At lunch, hamburgers, salads, and sandwiches are consumed without ado by a cadre of regular customers inured to the stare of a thousand glass eyes and the creak of wood floors where Buffalo Bill once trod. Tourists like us cannot help but gape and wonder—and then tuck into a seriously carnivorous meal. Those who want to eat really wild western fare can start with Rocky Mountain oysters (sliced, fried calf testicles) or rattlesnake marinated in red chile and lime. For the main meat you can choose buffalo tenderloin, elk medallions, Colorado lamb, beefsteaks, or pork ribs. If there’s more than a single passionate meat-eater at the table, the dish to have is “The Big Steak,” a strip steak sized for two to five appetites and carved tableside.

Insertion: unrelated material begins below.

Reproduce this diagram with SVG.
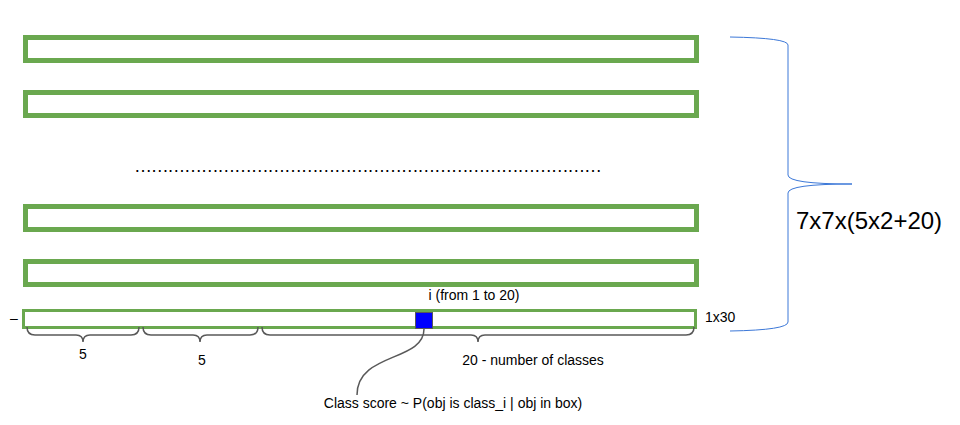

Top it all off with a broad slab of hot crumb-topped apple pie with cinnamon rum sauce, and you have eaten a true-West meal.


Bud’s Bar

5453 N. Manhart St.

303–688–9967

Sedalia, CO

LD | $

Bars tend not to be great places to look for satisfying food, but if it’s a hamburger you seek, they’re worth putting on the hit-list. For a first-rate bar-burger, we suggest heading south on Highway 85 out of Denver to the town of Sedalia and finding a mid-twentieth-century watering hole named Bud’s. Here is served what tipster Mindy Leisure described as “one of the best burgers you will ever eat.” It is juicy with a good crust, modest-size, and served with no unusual toppings. Pickles and onion are the only garnishes available. You have a choice of a single or a double with or without cheese. There’s no deep-fryer on premises, so the menu advises patrons, “We don’t have no damn fries.” Instead, you get a bag of potato chips.